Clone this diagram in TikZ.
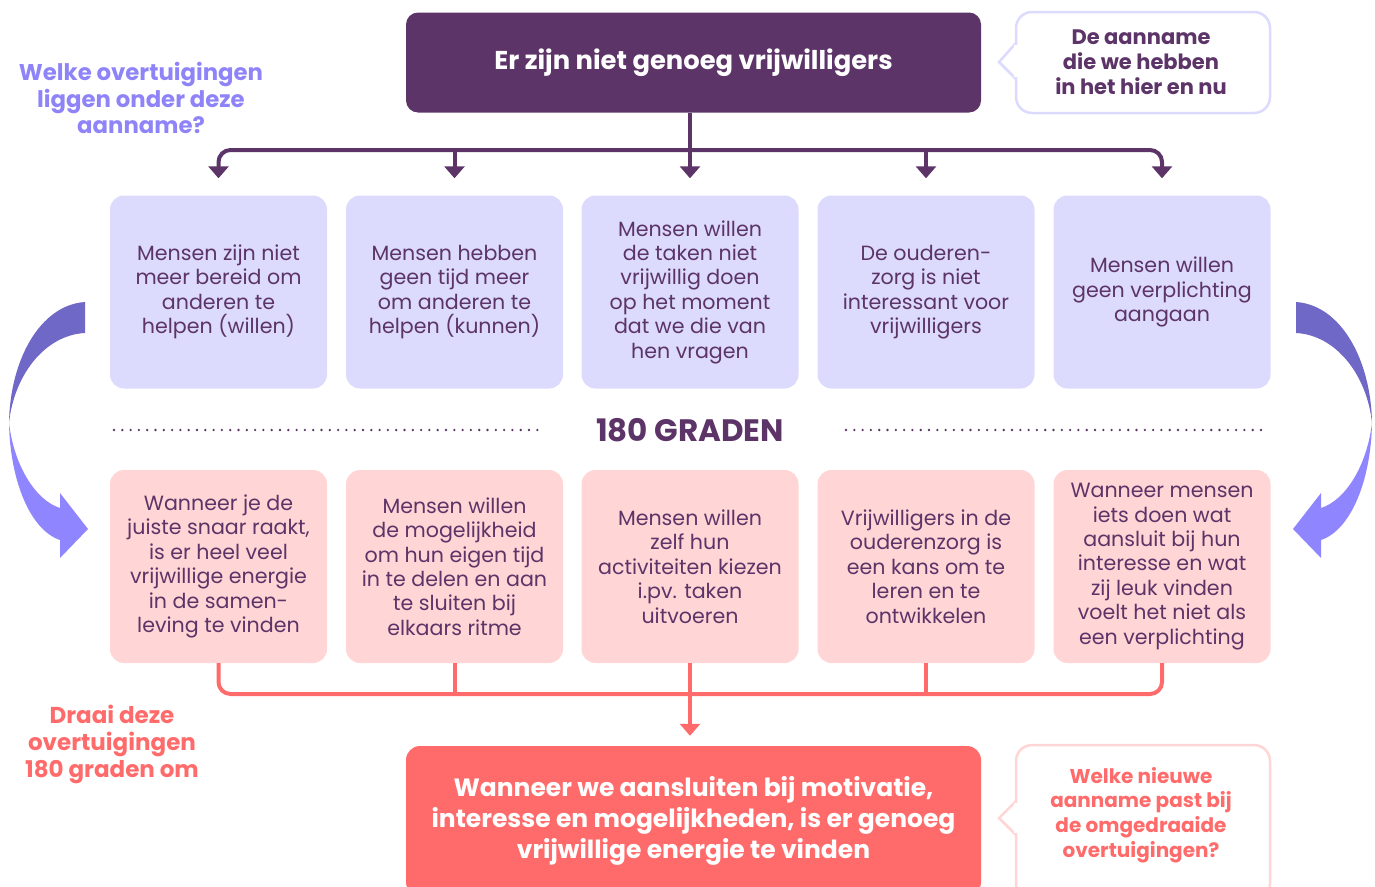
\documentclass[tikz,border=0pt]{standalone}
\usepackage{fontspec}
\setmainfont{Poppins}
\usetikzlibrary{arrows.meta}
\definecolor{plum}{HTML}{5C3468}
\definecolor{lav}{HTML}{DCDAFD}
\definecolor{pinkbox}{HTML}{FFD5D5}
\definecolor{coral}{HTML}{FF6B6B}
\definecolor{peri}{HTML}{8E84F8}
\definecolor{arrdark}{HTML}{6F68C7}
\definecolor{arrlight}{HTML}{8F86FF}
\tikzset{
  ubox/.style={fill=lav, rounded corners=14pt, minimum width=217pt, minimum height=193pt, inner sep=0pt,
    text=plum, align=center, font=\fontsize{20.6}{24.4}\selectfont},
  lbox/.style={fill=pinkbox, rounded corners=14pt, minimum width=217pt, minimum height=193pt, inner sep=0pt,
    text=plum, align=center, font=\fontsize{20.6}{24.4}\selectfont},
  pline/.style={draw=plum, line width=4pt},
  parrow/.style={pline, -{Triangle[width=20pt,length=12pt]}, shorten >=17pt},
  cline/.style={draw=coral, line width=4pt},
  carrow/.style={cline, -{Triangle[width=20pt,length=12pt]}, shorten >=10pt},
  callP/.style={draw=lav, line width=2.5pt, fill=white, rounded corners=16pt},
  callC/.style={draw=pinkbox, line width=2.5pt, fill=white, rounded corners=16pt},
  dotline/.style={draw=plum, line width=2.6pt, line cap=round, dash pattern=on 0pt off 8.3pt},
}
\begin{document}
\begin{tikzpicture}[x=1pt,y=-1pt]
\useasboundingbox (0,0) rectangle (1375,886);
\clip (0,0) rectangle (1375,886);

% top box
\node[fill=plum, rounded corners=12pt, minimum width=575pt, minimum height=100pt, text=white,
  font=\fontsize{25.8}{30}\selectfont\bfseries] (top) at (693.5,62.5) {Er zijn niet genoeg vrijwilligers};

% top callout
\draw[callP] (1016,12) rectangle (1270,113);
\filldraw[draw=lav, line width=2.5pt, fill=white, line join=miter] (1016,43) -- (999,62) -- (1016,79);
\fill[white] (1014,45) rectangle (1018.5,77);
\node[text=plum, align=center, font=\fontsize{21}{25}\selectfont\bfseries] (callt) at (1141,62) {De aanname\\die we hebben\\in het hier en nu};

% left question
\node[text=peri, align=center, font=\fontsize{22.8}{26.5}\selectfont\bfseries] (q1) at (141,98) {Welke overtuigingen\\liggen onder deze\\aanname?};

% upper boxes
\node[ubox] (u1) at (218.5,292) {Mensen zijn niet\\meer bereid om\\anderen te\\helpen (willen)};
\node[ubox] (u2) at (454.5,292) {Mensen hebben\\geen tijd meer\\om anderen te\\helpen (kunnen)};
\node[ubox] (u3) at (690,292) {Mensen willen\\de taken niet\\vrijwillig doen\\op het moment\\dat we die van\\hen vragen};
\node[ubox] (u4) at (926,292) {De ouderen-\\zorg is niet\\interessant voor\\vrijwilligers};
\node[ubox] (u5) at (1162,292) {Mensen willen\\geen verplichting\\aangaan};

% top connectors
\coordinate (hub) at (690,150);
\draw[pline] (top.south -| hub) -- (hub);
\draw[parrow, rounded corners=12pt] (hub) -| (u1.north);
\draw[parrow] (hub) -| (u2.north);
\draw[parrow] (hub) -- (u3.north);
\draw[parrow] (hub) -| (u4.north);
\draw[parrow, rounded corners=12pt] (hub) -| (u5.north);

% middle
\node[text=plum, font=\fontsize{31}{34}\selectfont\bfseries] (grad) at (690,430) {180 GRADEN};
\coordinate (dl1) at (114,430);
\coordinate (dl2) at (538,430);
\coordinate (dr1) at (846,430);
\coordinate (dr2) at (1268,430);
\draw[dotline] (dl1) -- (dl2);
\draw[dotline] (dr1) -- (dr2);

% lower boxes
\node[lbox] (l1) at (218.5,566.5) {Wanneer je de\\juiste snaar raakt,\\is er heel veel\\vrijwillige energie\\in de samen-\\leving te vinden};
\node[lbox] (l2) at (454.5,566.5) {Mensen willen\\de mogelijkheid\\om hun eigen tijd\\in te delen en aan\\te sluiten bij\\elkaars ritme};
\node[lbox] (l3) at (690,566.5) {Mensen willen\\zelf hun\\activiteiten kiezen\\i.pv. taken\\uitvoeren};
\node[lbox] (l4) at (926,566.5) {Vrijwilligers in de\\ouderenzorg is\\een kans om te\\leren en te\\ontwikkelen};
\node[lbox] (l5) at (1162,566.5) {Wanneer mensen\\iets doen wat\\aansluit bij hun\\interesse en wat\\zij leuk vinden\\voelt het niet als\\een verplichting};

% bottom box
\node[fill=coral, rounded corners=14pt, minimum width=575pt, minimum height=150pt, text=white, align=center,
  font=\fontsize{25}{31}\selectfont\bfseries] (bot) at (693.5,821) {Wanneer we aansluiten bij motivatie,\\interesse en mogelijkheden, is er genoeg\\vrijwillige energie te vinden};

% lower connectors
\coordinate (lhub) at (690,694);
\draw[cline, rounded corners=12pt] (l1.south) |- (lhub);
\draw[cline] (l2.south) |- (lhub);
\draw[cline] (l4.south) |- (lhub);
\draw[cline, rounded corners=12pt] (l5.south) |- (lhub);
\draw[cline] (l3.south) -- (lhub);
\draw[carrow] (lhub) -- (bot.north -| lhub);

% bottom callout
\draw[callC] (1016,745) rectangle (1270,900);
\filldraw[draw=pinkbox, line width=2.5pt, fill=white, line join=miter] (1016,801) -- (999,818) -- (1016,835);
\fill[white] (1014,803) rectangle (1018.5,833);
\node[text=coral, align=center, font=\fontsize{20}{24.7}\selectfont\bfseries] (callb) at (1141,815) {Welke nieuwe\\aanname past bij\\de omgedraaide\\overtuigingen?};

% left instruction
\node[text=coral, align=center, font=\fontsize{23}{27}\selectfont\bfseries] (q2) at (112,744) {Draai deze\\overtuigingen\\180 graden om};

% curved arrows
\foreach \sx/\sc in {0/1, 1381/-1}{
\begin{scope}[xshift=\sx pt, xscale=\sc]
  \fill[arrdark] (85,302) .. controls (40,305) and (10,360) .. (9,423)
     .. controls (14,375) and (45,335) .. (85,333) -- cycle;
  \fill[arrlight] (9,423) .. controls (10,480) and (30,530) .. (60,540)
     -- (60,558) -- (88,529) -- (60,493) -- (60,508)
     .. controls (35,500) and (14,465) .. (9,423) -- cycle;
\end{scope}}
\end{tikzpicture}
\end{document}
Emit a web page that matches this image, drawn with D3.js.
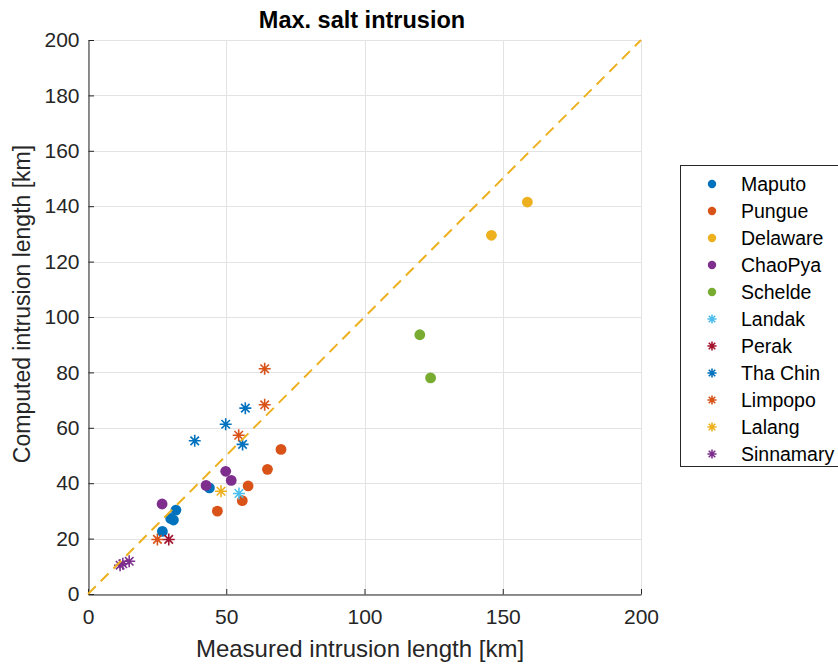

....................

• [What is asked]
Without including any picture, retype the entries exactly.

• [Final result]
Clone this diagram in TikZ.
\documentclass[tikz,border=0pt]{standalone}
\usepackage{fontspec}
\setmainfont{Poppins}
\usetikzlibrary{arrows.meta}
\definecolor{plum}{HTML}{5C3468}
\definecolor{lav}{HTML}{DCDAFD}
\definecolor{pinkbox}{HTML}{FFD5D5}
\definecolor{coral}{HTML}{FF6B6B}
\definecolor{peri}{HTML}{8E84F8}
\definecolor{arrdark}{HTML}{6F68C7}
\definecolor{arrlight}{HTML}{8F86FF}
\tikzset{
  ubox/.style={fill=lav, rounded corners=14pt, minimum width=217pt, minimum height=193pt, inner sep=0pt,
    text=plum, align=center, font=\fontsize{20.6}{24.4}\selectfont},
  lbox/.style={fill=pinkbox, rounded corners=14pt, minimum width=217pt, minimum height=193pt, inner sep=0pt,
    text=plum, align=center, font=\fontsize{20.6}{24.4}\selectfont},
  pline/.style={draw=plum, line width=4pt},
  parrow/.style={pline, -{Triangle[width=20pt,length=12pt]}, shorten >=17pt},
  cline/.style={draw=coral, line width=4pt},
  carrow/.style={cline, -{Triangle[width=20pt,length=12pt]}, shorten >=10pt},
  callP/.style={draw=lav, line width=2.5pt, fill=white, rounded corners=16pt},
  callC/.style={draw=pinkbox, line width=2.5pt, fill=white, rounded corners=16pt},
  dotline/.style={draw=plum, line width=2.6pt, line cap=round, dash pattern=on 0pt off 8.3pt},
}
\begin{document}
\begin{tikzpicture}[x=1pt,y=-1pt]
\useasboundingbox (0,0) rectangle (1375,886);
\clip (0,0) rectangle (1375,886);

% top box
\node[fill=plum, rounded corners=12pt, minimum width=575pt, minimum height=100pt, text=white,
  font=\fontsize{25.8}{30}\selectfont\bfseries] (top) at (693.5,62.5) {Er zijn niet genoeg vrijwilligers};

% top callout
\draw[callP] (1016,12) rectangle (1270,113);
\filldraw[draw=lav, line width=2.5pt, fill=white, line join=miter] (1016,43) -- (999,62) -- (1016,79);
\fill[white] (1014,45) rectangle (1018.5,77);
\node[text=plum, align=center, font=\fontsize{21}{25}\selectfont\bfseries] (callt) at (1141,62) {De aanname\\die we hebben\\in het hier en nu};

% left question
\node[text=peri, align=center, font=\fontsize{22.8}{26.5}\selectfont\bfseries] (q1) at (141,98) {Welke overtuigingen\\liggen onder deze\\aanname?};

% upper boxes
\node[ubox] (u1) at (218.5,292) {Mensen zijn niet\\meer bereid om\\anderen te\\helpen (willen)};
\node[ubox] (u2) at (454.5,292) {Mensen hebben\\geen tijd meer\\om anderen te\\helpen (kunnen)};
\node[ubox] (u3) at (690,292) {Mensen willen\\de taken niet\\vrijwillig doen\\op het moment\\dat we die van\\hen vragen};
\node[ubox] (u4) at (926,292) {De ouderen-\\zorg is niet\\interessant voor\\vrijwilligers};
\node[ubox] (u5) at (1162,292) {Mensen willen\\geen verplichting\\aangaan};

% top connectors
\coordinate (hub) at (690,150);
\draw[pline] (top.south -| hub) -- (hub);
\draw[parrow, rounded corners=12pt] (hub) -| (u1.north);
\draw[parrow] (hub) -| (u2.north);
\draw[parrow] (hub) -- (u3.north);
\draw[parrow] (hub) -| (u4.north);
\draw[parrow, rounded corners=12pt] (hub) -| (u5.north);

% middle
\node[text=plum, font=\fontsize{31}{34}\selectfont\bfseries] (grad) at (690,430) {180 GRADEN};
\coordinate (dl1) at (114,430);
\coordinate (dl2) at (538,430);
\coordinate (dr1) at (846,430);
\coordinate (dr2) at (1268,430);
\draw[dotline] (dl1) -- (dl2);
\draw[dotline] (dr1) -- (dr2);

% lower boxes
\node[lbox] (l1) at (218.5,566.5) {Wanneer je de\\juiste snaar raakt,\\is er heel veel\\vrijwillige energie\\in de samen-\\leving te vinden};
\node[lbox] (l2) at (454.5,566.5) {Mensen willen\\de mogelijkheid\\om hun eigen tijd\\in te delen en aan\\te sluiten bij\\elkaars ritme};
\node[lbox] (l3) at (690,566.5) {Mensen willen\\zelf hun\\activiteiten kiezen\\i.pv. taken\\uitvoeren};
\node[lbox] (l4) at (926,566.5) {Vrijwilligers in de\\ouderenzorg is\\een kans om te\\leren en te\\ontwikkelen};
\node[lbox] (l5) at (1162,566.5) {Wanneer mensen\\iets doen wat\\aansluit bij hun\\interesse en wat\\zij leuk vinden\\voelt het niet als\\een verplichting};

% bottom box
\node[fill=coral, rounded corners=14pt, minimum width=575pt, minimum height=150pt, text=white, align=center,
  font=\fontsize{25}{31}\selectfont\bfseries] (bot) at (693.5,821) {Wanneer we aansluiten bij motivatie,\\interesse en mogelijkheden, is er genoeg\\vrijwillige energie te vinden};

% lower connectors
\coordinate (lhub) at (690,694);
\draw[cline, rounded corners=12pt] (l1.south) |- (lhub);
\draw[cline] (l2.south) |- (lhub);
\draw[cline] (l4.south) |- (lhub);
\draw[cline, rounded corners=12pt] (l5.south) |- (lhub);
\draw[cline] (l3.south) -- (lhub);
\draw[carrow] (lhub) -- (bot.north -| lhub);

% bottom callout
\draw[callC] (1016,745) rectangle (1270,900);
\filldraw[draw=pinkbox, line width=2.5pt, fill=white, line join=miter] (1016,801) -- (999,818) -- (1016,835);
\fill[white] (1014,803) rectangle (1018.5,833);
\node[text=coral, align=center, font=\fontsize{20}{24.7}\selectfont\bfseries] (callb) at (1141,815) {Welke nieuwe\\aanname past bij\\de omgedraaide\\overtuigingen?};

% left instruction
\node[text=coral, align=center, font=\fontsize{23}{27}\selectfont\bfseries] (q2) at (112,744) {Draai deze\\overtuigingen\\180 graden om};

% curved arrows
\foreach \sx/\sc in {0/1, 1381/-1}{
\begin{scope}[xshift=\sx pt, xscale=\sc]
  \fill[arrdark] (85,302) .. controls (40,305) and (10,360) .. (9,423)
     .. controls (14,375) and (45,335) .. (85,333) -- cycle;
  \fill[arrlight] (9,423) .. controls (10,480) and (30,530) .. (60,540)
     -- (60,558) -- (88,529) -- (60,493) -- (60,508)
     .. controls (35,500) and (14,465) .. (9,423) -- cycle;
\end{scope}}
\end{tikzpicture}
\end{document}
Emit a web page that matches this image, drawn with D3.js.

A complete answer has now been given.